Некоторых сюжетов я вообще никогда не видел, например Шиву с рыжими, аккуратно подстриженными по-английски усами. Или статую Рамакришны, держащего на руках пляшущую Кали. Или «пасть ада» диаметром метра два и т. д.
На одной из улиц мы увидели группу каких-то оголтелых молодчиков, явно пьяных или чего-то накурившихся. Они страшно кричали, били в барабаны и размахивали факелами, из которых сыпались искры — не дай бог, попадут в бензобак. Кто они — не знаю, но было в них что-то нехорошее, зловещее, и толпа боязливо перед ними расступалась.
В звуковую какофонию пуджи вносил свой вклад Дивали — канонадой взрывов, то одиночных, то сериями, как пулеметы.

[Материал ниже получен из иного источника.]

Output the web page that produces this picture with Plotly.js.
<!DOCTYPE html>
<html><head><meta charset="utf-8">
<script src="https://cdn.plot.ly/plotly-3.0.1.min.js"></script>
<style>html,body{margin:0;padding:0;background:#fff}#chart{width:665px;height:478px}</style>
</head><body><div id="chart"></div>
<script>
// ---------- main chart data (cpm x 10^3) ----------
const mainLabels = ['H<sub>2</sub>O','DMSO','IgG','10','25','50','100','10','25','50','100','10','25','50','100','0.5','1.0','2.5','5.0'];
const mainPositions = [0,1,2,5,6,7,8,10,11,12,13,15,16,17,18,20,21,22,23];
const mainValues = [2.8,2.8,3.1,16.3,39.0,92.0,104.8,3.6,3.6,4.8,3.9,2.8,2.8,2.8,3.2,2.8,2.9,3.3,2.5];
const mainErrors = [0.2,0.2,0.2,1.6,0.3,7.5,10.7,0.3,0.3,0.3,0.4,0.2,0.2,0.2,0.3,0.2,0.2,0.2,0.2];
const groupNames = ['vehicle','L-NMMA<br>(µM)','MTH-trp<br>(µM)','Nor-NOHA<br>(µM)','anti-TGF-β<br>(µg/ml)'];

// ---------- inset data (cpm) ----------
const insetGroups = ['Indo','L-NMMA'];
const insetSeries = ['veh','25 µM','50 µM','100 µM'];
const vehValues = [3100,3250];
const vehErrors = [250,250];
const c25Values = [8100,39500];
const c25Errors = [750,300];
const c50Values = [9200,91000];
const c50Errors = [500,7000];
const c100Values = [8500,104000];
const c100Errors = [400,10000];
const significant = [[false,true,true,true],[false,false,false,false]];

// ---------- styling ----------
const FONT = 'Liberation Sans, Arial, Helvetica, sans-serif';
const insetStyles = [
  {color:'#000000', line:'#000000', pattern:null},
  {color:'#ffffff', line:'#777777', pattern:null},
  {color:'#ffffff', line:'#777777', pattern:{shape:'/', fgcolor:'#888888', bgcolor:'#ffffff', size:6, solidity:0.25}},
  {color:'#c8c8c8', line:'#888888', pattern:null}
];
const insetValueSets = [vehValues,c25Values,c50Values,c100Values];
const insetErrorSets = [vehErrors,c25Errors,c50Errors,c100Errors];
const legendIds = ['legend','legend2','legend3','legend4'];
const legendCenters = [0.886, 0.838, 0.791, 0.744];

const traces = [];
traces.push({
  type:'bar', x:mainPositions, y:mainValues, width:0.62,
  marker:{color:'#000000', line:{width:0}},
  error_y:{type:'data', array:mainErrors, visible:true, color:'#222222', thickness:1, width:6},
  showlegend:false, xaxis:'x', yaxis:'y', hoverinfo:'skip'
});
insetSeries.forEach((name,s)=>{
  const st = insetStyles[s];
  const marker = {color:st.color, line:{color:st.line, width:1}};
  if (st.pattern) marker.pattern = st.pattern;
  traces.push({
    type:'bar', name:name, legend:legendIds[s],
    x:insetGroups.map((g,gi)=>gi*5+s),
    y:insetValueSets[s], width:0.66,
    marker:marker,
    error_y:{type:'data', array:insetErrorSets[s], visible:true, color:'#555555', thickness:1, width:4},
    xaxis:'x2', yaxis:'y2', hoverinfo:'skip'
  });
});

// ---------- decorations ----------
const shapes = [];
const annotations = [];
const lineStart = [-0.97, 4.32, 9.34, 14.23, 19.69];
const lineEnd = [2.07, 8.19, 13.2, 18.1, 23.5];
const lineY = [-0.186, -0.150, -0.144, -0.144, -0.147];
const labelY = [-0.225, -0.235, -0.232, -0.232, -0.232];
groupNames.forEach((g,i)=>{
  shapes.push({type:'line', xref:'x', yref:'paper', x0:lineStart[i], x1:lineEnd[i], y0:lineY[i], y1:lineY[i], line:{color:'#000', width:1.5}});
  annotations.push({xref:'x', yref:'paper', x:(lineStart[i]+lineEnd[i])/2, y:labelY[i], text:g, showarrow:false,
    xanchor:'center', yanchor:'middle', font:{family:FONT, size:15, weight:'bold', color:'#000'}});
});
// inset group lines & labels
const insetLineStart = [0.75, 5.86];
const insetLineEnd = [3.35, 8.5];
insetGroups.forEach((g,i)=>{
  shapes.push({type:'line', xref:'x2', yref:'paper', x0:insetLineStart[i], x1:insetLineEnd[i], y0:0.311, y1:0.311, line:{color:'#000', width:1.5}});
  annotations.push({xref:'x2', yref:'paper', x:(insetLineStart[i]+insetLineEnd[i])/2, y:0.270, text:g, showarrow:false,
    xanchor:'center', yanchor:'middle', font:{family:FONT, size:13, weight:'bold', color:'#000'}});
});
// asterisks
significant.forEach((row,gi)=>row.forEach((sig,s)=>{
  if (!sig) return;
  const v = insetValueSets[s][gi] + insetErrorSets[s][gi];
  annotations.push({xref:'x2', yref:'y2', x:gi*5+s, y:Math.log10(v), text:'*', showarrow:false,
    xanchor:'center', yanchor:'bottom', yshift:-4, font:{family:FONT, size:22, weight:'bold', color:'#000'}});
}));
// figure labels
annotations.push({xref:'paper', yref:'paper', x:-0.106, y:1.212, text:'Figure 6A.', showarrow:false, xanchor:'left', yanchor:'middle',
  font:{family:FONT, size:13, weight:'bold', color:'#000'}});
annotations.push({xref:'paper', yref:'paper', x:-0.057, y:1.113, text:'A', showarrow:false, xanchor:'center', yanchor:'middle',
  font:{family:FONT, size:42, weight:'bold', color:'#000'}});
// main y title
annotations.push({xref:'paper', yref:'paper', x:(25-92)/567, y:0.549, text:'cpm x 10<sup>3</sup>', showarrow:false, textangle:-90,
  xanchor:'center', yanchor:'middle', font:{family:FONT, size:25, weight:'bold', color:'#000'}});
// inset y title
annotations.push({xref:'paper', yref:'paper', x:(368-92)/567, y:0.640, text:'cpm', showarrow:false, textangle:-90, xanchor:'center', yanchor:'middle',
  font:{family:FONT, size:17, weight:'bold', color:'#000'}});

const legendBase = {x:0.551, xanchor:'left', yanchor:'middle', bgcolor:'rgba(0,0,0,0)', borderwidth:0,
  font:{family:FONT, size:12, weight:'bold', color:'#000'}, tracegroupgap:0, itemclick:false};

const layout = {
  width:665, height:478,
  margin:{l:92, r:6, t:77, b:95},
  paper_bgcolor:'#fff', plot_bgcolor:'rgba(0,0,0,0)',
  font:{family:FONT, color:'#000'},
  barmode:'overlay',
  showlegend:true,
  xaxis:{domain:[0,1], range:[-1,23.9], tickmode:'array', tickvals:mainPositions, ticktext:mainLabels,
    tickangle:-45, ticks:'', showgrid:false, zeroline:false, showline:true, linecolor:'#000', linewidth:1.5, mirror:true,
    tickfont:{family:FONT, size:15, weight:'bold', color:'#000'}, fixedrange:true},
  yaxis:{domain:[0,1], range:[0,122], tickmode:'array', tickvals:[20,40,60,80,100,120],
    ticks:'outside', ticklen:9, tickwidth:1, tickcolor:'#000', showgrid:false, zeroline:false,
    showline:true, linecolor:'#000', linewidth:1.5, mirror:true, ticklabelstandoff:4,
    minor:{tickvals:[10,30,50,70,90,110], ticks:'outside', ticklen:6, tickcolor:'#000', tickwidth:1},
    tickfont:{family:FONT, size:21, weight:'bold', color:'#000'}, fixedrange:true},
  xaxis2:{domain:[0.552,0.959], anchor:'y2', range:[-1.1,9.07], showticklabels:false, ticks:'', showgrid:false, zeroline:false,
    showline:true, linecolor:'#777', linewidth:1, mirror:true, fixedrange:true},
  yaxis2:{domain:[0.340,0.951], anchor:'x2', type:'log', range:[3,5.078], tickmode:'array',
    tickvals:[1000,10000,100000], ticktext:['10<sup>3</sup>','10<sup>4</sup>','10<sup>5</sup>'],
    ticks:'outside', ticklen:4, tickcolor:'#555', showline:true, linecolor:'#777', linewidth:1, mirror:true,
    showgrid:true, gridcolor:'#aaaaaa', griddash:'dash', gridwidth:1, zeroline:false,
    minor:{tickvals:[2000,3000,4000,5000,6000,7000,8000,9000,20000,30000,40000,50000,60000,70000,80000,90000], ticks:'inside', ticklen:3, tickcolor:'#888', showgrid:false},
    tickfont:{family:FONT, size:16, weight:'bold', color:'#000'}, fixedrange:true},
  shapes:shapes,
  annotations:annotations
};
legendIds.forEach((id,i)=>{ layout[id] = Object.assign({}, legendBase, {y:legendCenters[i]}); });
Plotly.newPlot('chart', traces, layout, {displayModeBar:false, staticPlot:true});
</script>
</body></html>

Вернувшись, мы решили устроить небольшой шум в торгпредстве, но подъехал автобус какой-то фирмы, сотрудничающей с нами, и всех желающих пригласили поехать в район Чайнатауна, где повели на крышу небоскреба. Там стояли столики с кока-колой и пивом и огромное количество взрывчатых веществ лежало по углам. Вот где мы отвели душу! А поскольку в праздник огней чем больше огня и грохота на земле, тем больше ликования в небесах и уныния в аду, думаю, индийские небожители остались нами довольны: иногда казалось, что от ужасающего грохота, который мы устроили на крыше, рухнет небоскреб… С крыши открывалась панорама необъятного города, озаряемого огнями и вспышками ракет, в одном месте явственно разгорался большой пожар. Взрывы не давали спать всю ночь. Я вспоминал Дивали в Дели — там тоже было здорово, но все как-то помельче. И пуджи там пе было тоже.

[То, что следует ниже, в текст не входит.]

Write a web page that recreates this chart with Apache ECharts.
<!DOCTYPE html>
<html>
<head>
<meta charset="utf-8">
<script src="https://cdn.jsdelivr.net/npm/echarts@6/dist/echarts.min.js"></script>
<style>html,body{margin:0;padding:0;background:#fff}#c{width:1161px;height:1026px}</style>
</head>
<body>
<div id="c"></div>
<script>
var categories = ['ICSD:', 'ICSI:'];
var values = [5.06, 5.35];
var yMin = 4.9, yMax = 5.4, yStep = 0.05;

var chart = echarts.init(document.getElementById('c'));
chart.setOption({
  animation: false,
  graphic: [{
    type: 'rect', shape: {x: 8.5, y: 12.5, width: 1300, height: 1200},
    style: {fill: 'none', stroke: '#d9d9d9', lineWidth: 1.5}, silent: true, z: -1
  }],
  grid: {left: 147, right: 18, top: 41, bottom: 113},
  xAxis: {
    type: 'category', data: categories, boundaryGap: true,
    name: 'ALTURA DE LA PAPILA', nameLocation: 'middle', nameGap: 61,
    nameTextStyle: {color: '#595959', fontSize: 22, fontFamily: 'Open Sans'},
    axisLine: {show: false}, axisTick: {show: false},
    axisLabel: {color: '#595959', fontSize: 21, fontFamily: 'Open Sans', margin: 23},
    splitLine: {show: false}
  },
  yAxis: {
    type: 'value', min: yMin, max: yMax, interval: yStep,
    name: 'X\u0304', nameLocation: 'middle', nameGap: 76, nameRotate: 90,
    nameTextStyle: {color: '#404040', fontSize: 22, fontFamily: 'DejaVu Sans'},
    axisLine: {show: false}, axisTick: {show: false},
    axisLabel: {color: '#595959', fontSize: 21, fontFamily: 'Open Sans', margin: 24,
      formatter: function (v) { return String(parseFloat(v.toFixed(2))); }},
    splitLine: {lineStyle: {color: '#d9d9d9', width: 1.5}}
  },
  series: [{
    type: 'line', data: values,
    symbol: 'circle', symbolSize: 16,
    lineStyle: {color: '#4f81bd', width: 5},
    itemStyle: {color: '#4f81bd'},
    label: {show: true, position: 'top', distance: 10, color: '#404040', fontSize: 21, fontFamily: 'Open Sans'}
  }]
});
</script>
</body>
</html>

Днем, когда наша «Волга» выезжала из гостиницы, из близлежащей подворотни вылетел на полной скорости какой-то оголтелый сикх на мотоцикле и врубился ей в бок. Все обошлось, если не считать вмятины в дверце, по эпизод ярко рисует здешние транспортные нравы. Правил нет никаких: можешь на полном ходу стартовать из двора, не думая, что впереди, можешь ехать «против течения» в часы пик — все можешь, но если что случится — пеняй только на себя!
В Горьки-садан доехали без дополнительных происшествий. Олжас — хороший поэт и хорошо читает свои стихи: с напором, рубя воздух сжатым кулаком. Молодые поэты, и среди них наш сотрудник Сидхешвара Сен (в бенгальском произношении — Шодешор Шен), слушали с удовольствием, потом сами читали свои стихи. Потом шел разговор о революционной поэзии, о традициях Маяковского, которого здесь знают и любят. Недаром замечательного своего поэта Назрула Ислама здесь прозвали «бенгальским Маяковским».
У этого поэта странная и печальная судьба. Он родился в бенгальской деревушке в мусульманской семье. Детство его и юность прошли в накаленной атмосфере начала века — раздел Бенгалии, перенос столицы Британской Индии из Калькутты в Дели, начало деятельности террористических групп, грандиозные митинги и схватки с полицией, проповедь Махатмы Ганди. Он первый перевел на бенгали «Интернационал» и сам писал вдохновенные революционные стихи, которые повторяла и пела вся Индия — они звали к единению индуистов и мусульман, к борьбе за свободу и независимость. На наш сегодняшний взгляд, они чересчур перегружены пышными метафорами и сравнениями, множеством патетических восклицаний, но корнями своими они уходят в национальную традицию Бенгалии, восходящую еще к поэме «Гибель Мегхнада» Модхушудона Дотто, где I сроем, борцом за свободу был Равана, сражавшийся против «Рамы и его сброда».
В середине 30-х годов случилось несчастье — Назрула поразила тяжелая мозговая болезнь. Как ни бились врачи, он навсегда утратил разум и память. Он и сегодня жив, проживает в столице Бангладеш — Дакке[10]. Я видел в газетах фотографии, сделанные на праздновании его очередного юбилея: в президиуме сидит, увенчанный гирляндами цветов, иссохший, как мумия, седовласый старец. Он не знает, что страна его стала в 1947 году свободной, что она пережила в том же году трагедию раздела, что его имя занесено золотыми буквами в историю индийской литературы.
Наследников у него много, и сегодня именно бенгальская поэзия славится своими радикальными мотивами. И недаром один из молодых поэтов во время дискуссии с Олжасом сказал убежденно: «Если в Индии будет революция, она начнется в Калькутте!»